Grupo da Unicamp participará de escavação em porto de Chichén Itzá. Rede de trocas ligava região do México aos EUA e à América do Sul.
Pesquisadores brasileiros estão se preparando para investigar os segredos da ilha de Cerritos, que há mais de mil anos funcionava como porto de Chichén Itzá, uma das maiores cidades da civilização maia.
Em parceria com uma equipe internacional, um grupo do Núcleo de Estudos Estratégicos da Universidade Estadual de Campinas (Unicamp) deve realizar escavações na ilha e em seus arredores no primeiro semestre deste ano.
"Queremos entender como o comércio de longa distância influía na economia das cidades maias. Além disso, queremos explorar a região em busca de entrepostos de comércio que ainda não sejam conhecidos", explicou ao G1 o arqueólogo Alexandre Guida Navarro, da Unicamp.
A coordenação geral dos trabalhos ficará a cargo de Rafael Cobos, arqueólogo da Universidade Autônoma do Yucatán (México).
Chichén Itzá, localizada no norte da península do Yucatán, teve seu apogeu entre os anos 800 e 1000 da Era Cristã, quando sua população tinha em torno de 30 mil habitantes.
Navarro explica que, a julgar pelo que já se descobriu na ilha de Cerritos, os mercadores maias tinham sua miniversão do que chamaríamos "globalização".
"Sabemos que as trocas de longa distância eram bastante praticadas porque muitos produtos vinham de fora do território maia", diz ele.
A lista é longa: conchas do Pacífico; cerâmica da Guatemala; obsidiana (uma rocha vulcânica apreciada para a fabricação de armas e objetos rituais) das terras altas do México; ouro do Panamá ou, talvez, da Colômbia; turquesa do sudoeste dos EUA -- tudo pago com os principais produtos de Chichén Itzá, como mel, algodão e sal.
O raio de atuação comercial ultrapassava os 2.000 km. "Os maias aproveitavam os rios e o litoral para transportar todos esses produtos", afirma o arqueólogo.
A presença dos mesmos objetos e de elementos arquitetônicos muito parecidos, bem como a proximidade, sugerem fortemente que Cerritos era o porto da metrópole maia.
A ilha na verdade é uma ilhota, com apenas 200 m de comprimento, mas há sinais claros de sua importância estratégica para a navegação comercial maia.

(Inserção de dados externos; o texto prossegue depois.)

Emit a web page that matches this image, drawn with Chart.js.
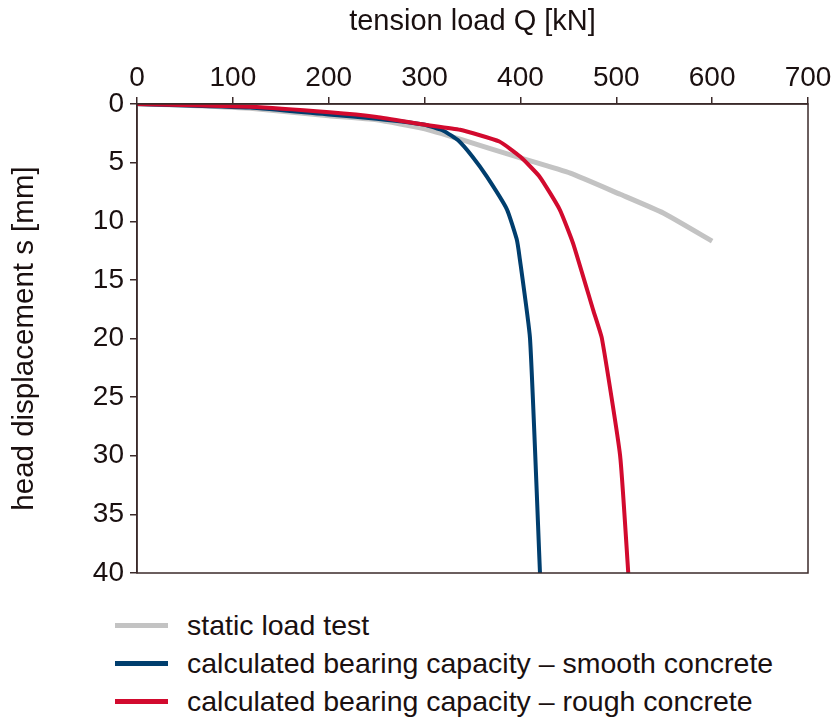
<!DOCTYPE html>
<html><head><meta charset="utf-8">
<script src="https://cdn.jsdelivr.net/npm/chart.js@4/dist/chart.umd.min.js"></script>
<style>
html,body{margin:0;padding:0;background:#fff;}
#wrap{position:relative;width:834px;height:600px;}
#legend{position:absolute;left:0;top:600px;width:834px;font-family:"Liberation Sans",Arial,sans-serif;font-size:28.5px;color:#1a1010;}
.li{position:absolute;left:115px;height:38px;display:flex;align-items:center;}
.sw{width:53px;height:5px;margin-right:19px;}
</style></head>
<body>
<div id="wrap"><canvas id="c" width="834" height="600"></canvas></div>
<div id="legend"></div>
<script>
const seriesNames = ["static load test","calculated bearing capacity \u2013 smooth concrete","calculated bearing capacity \u2013 rough concrete"];
const seriesColors = ["#c3c3c3","#003e6e","#d20a2e"];
const staticQ = [0,50,118,200,250,299,337,400,452,504,549,600];
const staticS = [0,0.1,0.37,1.0,1.35,2.1,3.0,4.6,5.9,7.7,9.3,11.7];
const smoothQ = [0,118,200,250,299,320,335,350,365,386,396,399,410,420.4];
const smoothS = [0,0.3,0.9,1.25,1.75,2.3,3.1,4.5,6.2,9.0,11.5,13,20,40];
const roughQ = [0,118,201,250,299,337,378,400,420,441,455,476,485,504,512.5];
const roughS = [0,0.23,0.7,1.1,1.75,2.2,3.2,4.5,6.2,9.0,11.9,17.6,20,30,40];
const xTicks = [0,100,200,300,400,500,600,700];
const yTicks = [0,5,10,15,20,25,30,35,40];

const pts = (q,s)=>q.map((v,i)=>({x:v,y:s[i]}));
const FONT = '"Liberation Sans",Arial,sans-serif';
const axisColor = '#3b2a2a';

const frame = {id:'frame',afterDatasetsDraw(chart){const a=chart.chartArea,ctx=chart.ctx;ctx.save();ctx.strokeStyle=axisColor;ctx.lineWidth=1.5;ctx.strokeRect(a.left,a.top,a.right-a.left,a.bottom-a.top);ctx.restore();}};

new Chart(document.getElementById('c'),{
  type:'line',
  data:{datasets:[
    {label:seriesNames[0],data:pts(staticQ,staticS),borderColor:seriesColors[0],borderWidth:5,pointRadius:0,tension:0.15,order:3},
    {label:seriesNames[1],data:pts(smoothQ,smoothS),borderColor:seriesColors[1],borderWidth:4,pointRadius:0,tension:0.15,order:2},
    {label:seriesNames[2],data:pts(roughQ,roughS),borderColor:seriesColors[2],borderWidth:4,pointRadius:0,tension:0.15,order:1}
  ]},
  options:{
    responsive:false,animation:false,
    layout:{padding:{left:0,right:26,top:0,bottom:27}},
    plugins:{legend:{display:false},tooltip:{enabled:false}},
    scales:{
      x:{type:'linear',position:'top',min:0,max:700,
        afterBuildTicks:s=>{s.ticks=xTicks.map(v=>({value:v}));},
        afterFit:s=>{s.height=104;},
        grid:{drawOnChartArea:false,drawTicks:true,tickLength:7,color:axisColor,lineWidth:1.5},
        border:{color:axisColor,width:1.5},
        ticks:{color:'#1a1010',font:{family:FONT,size:28},padding:2,maxRotation:0},
        title:{display:true,text:'tension load Q [kN]',color:'#1a1010',font:{family:FONT,size:29},padding:{top:5,bottom:0}}
      },
      y:{type:'linear',reverse:true,min:0,max:40,
        afterBuildTicks:s=>{s.ticks=yTicks.map(v=>({value:v}));},
        afterFit:s=>{s.width=137;},
        grid:{drawOnChartArea:false,drawTicks:true,tickLength:7,color:axisColor,lineWidth:1.5},
        border:{color:axisColor,width:1.5},
        ticks:{color:'#1a1010',font:{family:FONT,size:28},padding:6},
        title:{display:true,text:'head displacement s [mm]',color:'#1a1010',font:{family:FONT,size:29.5},padding:{top:7,bottom:0}}
      }
    }
  },
  plugins:[frame]
});

const lg=document.getElementById('legend');
seriesNames.forEach((n,i)=>{const d=document.createElement('div');d.className='li';d.style.top=(6+i*38)+'px';
  d.innerHTML='<span class="sw" style="background:'+seriesColors[i]+'"></span><span>'+n+'</span>';lg.appendChild(d);});
</script>
</body></html>
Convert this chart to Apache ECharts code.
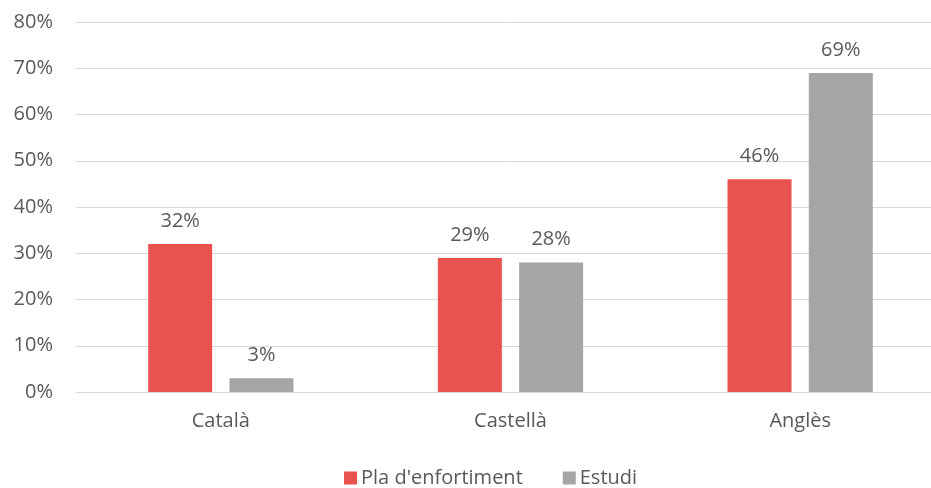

Ao sul de Cerritos, por exemplo, já dentro das águas do mar, foi construído um muro que minimizava a força das ondas e, ao mesmo tempo, tinha uma abertura para permitir a passagem de barcos.
No alto desse mesmo muro, há sinais de torres de vigia, ideais para o monitoramento do tráfego marítimo. E, no interior da ilha, morros artificiais podem ter servido como forma de diminuir a intensidade dos ventos.
O comércio maia, contudo, não usava veleiros. "Os barcos eram feitos com um único grande tronco de cedro, mediam cerca de 10 m e carregavam até 40 pessoas", diz Navarro.
Os pesquisadores pretendem descobrir novas pistas sobre como a ampla rede de trocas de Cerritos turbinava a economia maia, bem como entender melhor a função de algumas estruturas misteriosas, como os chamados pátios-galerias -- áreas rebaixadas em relação ao nível natural do solo que eram cercadas por uma galeria com colunas.
Boa parte dessa complexidade cultural já não existia na região quando os espanhóis chegaram ao Yucatán durante a Era dos Descobrimentos.
Uma das poucas áreas ainda ativas em Chichén Itzá na época do contato com os europeus era o chamado Cenote, uma espécie de poço natural que era sagrado para a cultura maia.
"Como há poucos rios na região, a principal fonte de água era esse tipo de poço. O costume era fazer sacrifícios humanos ao deus da chuva no Cenote, principalmente de crianças do sexo masculino", diz Navarro.
É provável que a combinação de secas e crescimento populacional desenfreado tenha levado à fome e à perda do poderio maia na área, conta o arqueólogo.
A pesquisa tem apoio financeiro da Fapesp (Fundação de Amparo à Pesquisa do Estado de São Paulo).